One example is: you can oversharpen on screen and it will print fine on output. Even for an inket. The screen will look oversharpened. You have a lot with monitors......LCDs' fall into this as well....... Dot pitch (spacing between pixels) is only one of those. I have an electronic-engineering background from college and this helps to understand the scientific part, but in real world printing this is far from it.
I have gone to the web site you posted and quickly gone though it. It "does" state you must send your files cmyk and the only help they give you is to "convert to cmyk". Well.....their are many cmyks'. Do they mean P.S. default (in color settings) for press? What kind of cmyk profile in P.S. do you use? See, this lets them off the hook,
if your files do not print the way intended. Cause "you" did the conversion. But. I would ask then. Something like. What is your total ink limit? Knowing dot gain helps as well. As well as any other info. can be supplied. Sometimes the person who has to supply the file is left with nothing to go on. So use the above as settings. And use 17%-20% dot gain. Get a proof. If your running quantity. To see how it prints. Then correct from there. Using curves....if not use the method you best know how. Doing the conversion is one thing. Getting the converted cmyk file looking close to your rgb is something else. Their are ways, but beyond the scope of conversions. If they want your business. They should help you with this. If not, maybe they have more business then they can handle.
On the file there is an issue of neutral, the white tee-shirts are not neutral. You can correct with curves or levels...... What I would do is apply the green channel into the blue channel (darken mode_100% opacity) with the apply image command.
<<My monitor is calibrated to the printer's standards. It's shot in sunset, partially in shadow and the skin tones are middle eastern, so it should be darker than caucasian.>>
While a calibrated monitor is great to have. Even if they give you a target for their standard (closed-loop, their using). Its better to have: see above.

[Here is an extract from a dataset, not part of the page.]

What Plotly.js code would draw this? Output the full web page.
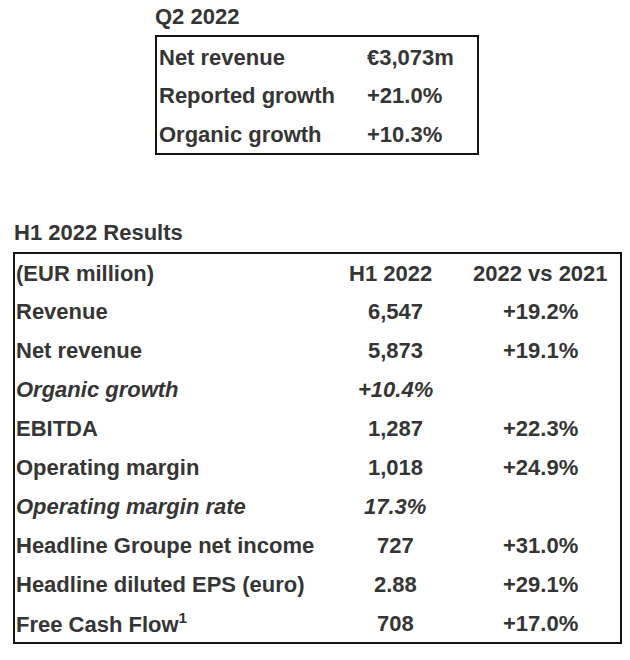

<<It's shot in sunset, partially in shadow and the skin tones are middle eastern, so it should be darker than caucasian.>>
Make the cyan 1/3-1/2 ratio to the magenta/yellow. You can correct using curves or levels. What I would do is apply the green channel to the red channel (darken mode_20% opacity.. adjust the opacity if need be). Looking at the file is not as bad as those numbers were first given.